San Antonio Spurs head coach Gregg Popovich used the platform of the last pregame press conference of the NBA regular season to lash out at lawmakers over gun control.
During his rant, the outspoken firebrand suggested that freedoms granted by the Second Amendment are a “myth.” He further criticized efforts by legislators to add armed resource officers to school buildings to bolster student safety.
“They’re going to cloak all this stuff, you know, the myth of the Second Amendment, the freedom, you know it’s just a myth, it’s a joke,” he told reporters. “It’s just a game they play, that’s freedom.”
The legendary coach bashed what he called “cowardly, oblivious legislators” for their actions or inactions over the gun control issue. He even declared that U.S. public policy on guns made the country the “laughingstock” of the world.
Popovich singled out Sen. Ted Cruz (R-TX) for his support of adding armed resource officers in schools. “But Ted Cruz will fix them, because he’s going to double the number of cops in schools. That’s what he wants to do. Well, that will create a great environment. Is that freedom?”
According to ESPN, Coach Popovich also asked the gathering of journalists if any of them were presently armed.
“I just wondered because we have a governor and lieutenant governor and an attorney general that made it easier to have more guns,” he said of Texas government officials. “That was a response to our kids getting murdered. I just thought that was a little bit [of a] strange decision. It’s just me, though.”

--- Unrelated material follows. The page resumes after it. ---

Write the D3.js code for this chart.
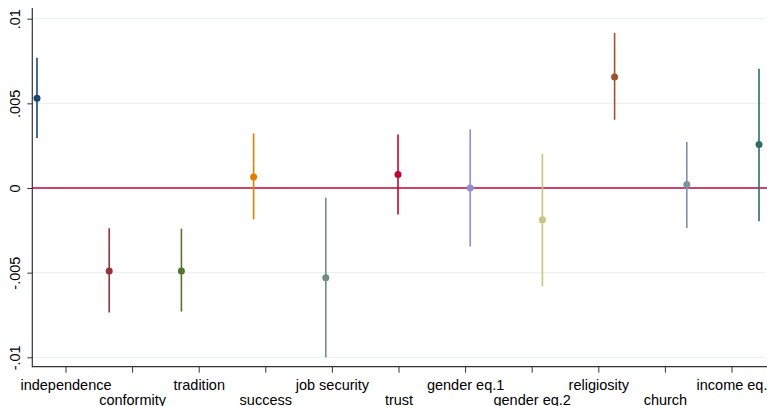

He added a question of what it would take “to budge those people.”
Popovich criticized both parties over gun control, saying “they think we’re stupid — Republican and Democratic alike. But they might be right because they get away with that crap.”
Popovich turned his attention to the legislative controversy in Tennessee. Specifically, he took aim at the turmoil over a pair of lawmakers expelled for using a bullhorn on the House floor to lead raucous gun control protests.
“Those legislators called those kids that were protesting insurrectionists. That’s hard to believe in America. But America ain’t what we thought America was. It’s changed.”
The coach clearly does not adhere to the truism of good guys with guns protecting themselves, their loved ones, and many times the innocents around them. He also ignores the obvious fact that it is armed law enforcement and first responders who we call in times of desperate need.
Further, who protected the citizens who attended the matchup between Popovich’s Spurs and the Dallas Mavericks? Armed police officers, that’s who. Not well-intentioned social workers, but good guys with guns.
Like most anti-gun zealots, the outspoken coach does not understand some very basic principles that underpin freedoms we all enjoy as Americans.
The Constitution and Bill of Rights is not a salad bar where individual ingredients may be either chosen or passed over at will. As many civil libertarians note, if one facet of freedom is voided, they are all in danger.
The day leaders may decide through unilateral action outside of the legislative process that one of our precious freedoms is nullified, there is nothing stopping them from going after others as well. The protections of the Second Amendment must be safeguarded just as those of the First. Once our leaders are ready to deal them away, what is there to prevent them from going after speech, or religion, or the press? Nothing.
The First Amendment gives Popovich the right to express his opinions, and his success as a basketball coach affords him the platform. But, just like everyone else, his opinions must be judged on their merit and validity. And calling the Second Amendment a “myth” makes it doubly difficult to put any credence into anything else he said.